I wrote an article titled “Neural Network Regression from Scratch Using C#” in the October 2023 edition of Microsoft Visual Studio Magazine. See https://visualstudiomagazine.com/articles/2023/10/18/neural-network-regression.aspx.
The goal of a machine learning regression problem is to predict a single numeric value. For example, you might want to predict the annual income of a person based on their sex (male or female), age, State of residence and political leaning (conservative, moderate, liberal).
There are roughly a dozen major regression techniques, and each technique has several variations. Among the most common techniques are linear regression, linear ridge regression, k-nearest neighbors regression, kernel ridge regression, Gaussian process regression, decision tree regression and neural network regression. My article gives a complete end-to-end demo of neural network regression from scratch, using the C# language.

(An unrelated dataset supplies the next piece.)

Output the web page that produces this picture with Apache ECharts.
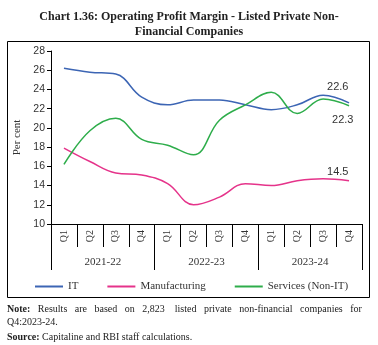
<!DOCTYPE html>
<html><head><meta charset="utf-8">
<script src="https://cdn.jsdelivr.net/npm/echarts@6/dist/echarts.min.js"></script>
<style>html,body{margin:0;padding:0;background:#fff}#c{width:378px;height:345px}</style>
</head><body><div id="c"></div>
<script>
const quarters = ['Q1','Q2','Q3','Q4','Q1','Q2','Q3','Q4','Q1','Q2','Q3','Q4'];
const years = ['2021-22','2022-23','2023-24'];
const yTicks = {min:10, max:28, interval:2};
const itData = [26.2, 25.8, 25.6, 23.2, 22.4, 22.9, 22.9, 22.4, 21.9, 22.4, 23.4, 22.6];
const mfgData = [17.9, 16.5, 15.3, 15.1, 14.2, 12.0, 12.8, 14.2, 14.0, 14.5, 14.7, 14.5];
const svcData = [16.2, 19.7, 21.0, 18.8, 18.2, 17.2, 20.8, 22.4, 23.7, 21.5, 23.0, 22.3];
const seriesNames = ['IT','Manufacturing','Services (Non-IT)'];
const colors = ['#3C65B4','#E5338A','#2EAD4B'];

const serif = '"Liberation Serif", "DejaVu Serif", serif';
const sans = '"Liberation Sans", "DejaVu Sans", sans-serif';

function endLbl(dx, dy){
  return {show:true, formatter:'{c}', offset:[dx,dy], fontFamily:sans, fontSize:11, color:'#333', distance:0};
}

const chart = echarts.init(document.getElementById('c'), null, {renderer:'canvas'});
chart.setOption({
  animation:false,
  backgroundColor:'#fff',
  title:{
    text:'Chart 1.36: Operating Profit Margin - Listed Private Non-\nFinancial Companies',
    left:'center', top:4,
    textStyle:{fontFamily:serif, fontWeight:'bold', fontSize:12, color:'#222', lineHeight:15}
  },
  graphic:[
    {type:'rect', shape:{x:7.5, y:41.5, width:362, height:256}, style:{fill:'none', stroke:'#000', lineWidth:1}, z:-1},
    {type:'text', left:7, top:304, style:{text:'{b|Note:}   Results   are   based   on   2,823    listed   private   non-financial   companies   for', rich:{b:{fontWeight:'bold', fontFamily:serif, fontSize:10, fill:'#222'}}, fontFamily:serif, fontSize:10, fill:'#222'}},
    {type:'text', left:7, top:317, style:{text:'Q4:2023-24.', fontFamily:serif, fontSize:10, fill:'#222'}},
    {type:'text', left:7, top:332, style:{text:'{b|Source:} Capitaline and RBI staff calculations.', rich:{b:{fontWeight:'bold', fontFamily:serif, fontSize:10, fill:'#222'}}, fontFamily:serif, fontSize:10, fill:'#222'}}
  ],
  legend:{
    top:276, left:30, width:345, itemGap:29, itemWidth:28, itemHeight:2, itemTextGap:4,
    icon:'rect', orient:'horizontal',
    textStyle:{fontFamily:serif, fontSize:11, color:'#333'},
    data:seriesNames
  },
  grid:{left:51, right:16, top:51, bottom:121},
  xAxis:[
    {type:'category', data:quarters, boundaryGap:true, position:'bottom',
     axisLine:{show:true, lineStyle:{color:'#000', width:1}},
     axisTick:{show:true, interval:0, length:23, lineStyle:{color:'#000'}},
     axisLabel:{interval:0, rotate:90, margin:6, fontFamily:serif, fontSize:10, color:'#333'}},
    {type:'category', data:years, boundaryGap:true, position:'bottom',
     axisLine:{show:false},
     axisTick:{show:true, interval:0, length:46, lineStyle:{color:'#000'}},
     axisLabel:{interval:0, margin:33, fontFamily:serif, fontSize:11, color:'#333'}}
  ],
  yAxis:{
    type:'value', min:yTicks.min, max:yTicks.max, interval:yTicks.interval,
    name:'Per cent', nameLocation:'middle', nameGap:26, nameRotate:90,
    nameTextStyle:{fontFamily:serif, fontSize:11, color:'#333'},
    axisLine:{show:true, lineStyle:{color:'#000'}},
    axisTick:{show:true, length:4, lineStyle:{color:'#000'}},
    splitLine:{show:false},
    axisLabel:{fontFamily:sans, fontSize:10.5, color:'#333', margin:6}
  },
  series:[
    {name:seriesNames[0], type:'line', smooth:0.4, showSymbol:false, symbol:'none', data:itData, endLabel:endLbl(-22,-16), lineStyle:{color:colors[0], width:1.5}, itemStyle:{color:colors[0]}},
    {name:seriesNames[1], type:'line', smooth:0.4, showSymbol:false, symbol:'none', data:mfgData, endLabel:endLbl(-22,-9), lineStyle:{color:colors[1], width:1.5}, itemStyle:{color:colors[1]}},
    {name:seriesNames[2], type:'line', smooth:0.4, showSymbol:false, symbol:'none', data:svcData, endLabel:endLbl(-17,14), lineStyle:{color:colors[2], width:1.5}, itemStyle:{color:colors[2]}}
  ]
});
</script></body></html>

The demo uses one of my standard synthetic datasets that looks like:
0, 0.24, 1,0,0, 0.2950, 0,0,1 1, 0.39, 0,0,1, 0.5120, 0,1,0 0, 0.63, 0,1,0, 0.7580, 1,0,0 . . .
The fields are sex (0 = male, 1 = female), age (divided by 100), State (100 = Michigan, 010 = Nebraska, 001 = Oklahoma), income (divided by $100,000) and political leaning (100 = conservative, 010 = moderate, 001 = liberal). The goal is to predict income from the other four variables.

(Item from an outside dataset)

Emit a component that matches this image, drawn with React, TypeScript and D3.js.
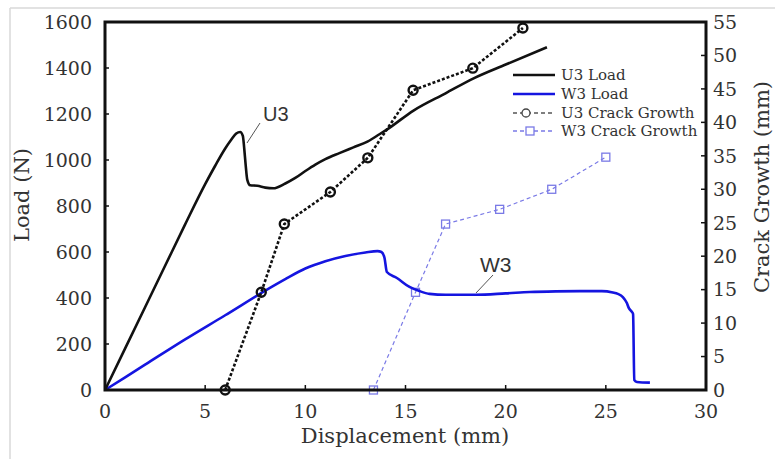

The demo neural network has architecture 8-100-1 with tanh hidden activation, identity output activation, and uniform [-0.01, +0.01) weight initialization. The network is trained using basic SGD optimization for 2,000 epochs with a batch size of 10, and a constant learning rate of 0.01.

The article explains NN IO using a small 3-4-1 network
The demo neural network uses a single hidden layer. It is possible to extend the demo network architecture to multiple hidden layers, but this would require a huge effort. Theoretically, a neural network with a single hidden layer and enough hidden nodes can compute anything that a neural network with multiple hidden layers can compute. This fact comes from what is called the Universal Approximation Theorem.

“Haute couture” is French, meaning “high dressmaking” — exclusive from-scratch fashion. A lot of haute couture is absurd, ugly, and impractical. But some are nice, like the three shown here. I like to think that I sometimes create “haute systems” (not really). Left: By designer Iris van Herpen. Center: By Ashi Studio. Right: By Julien Fournie.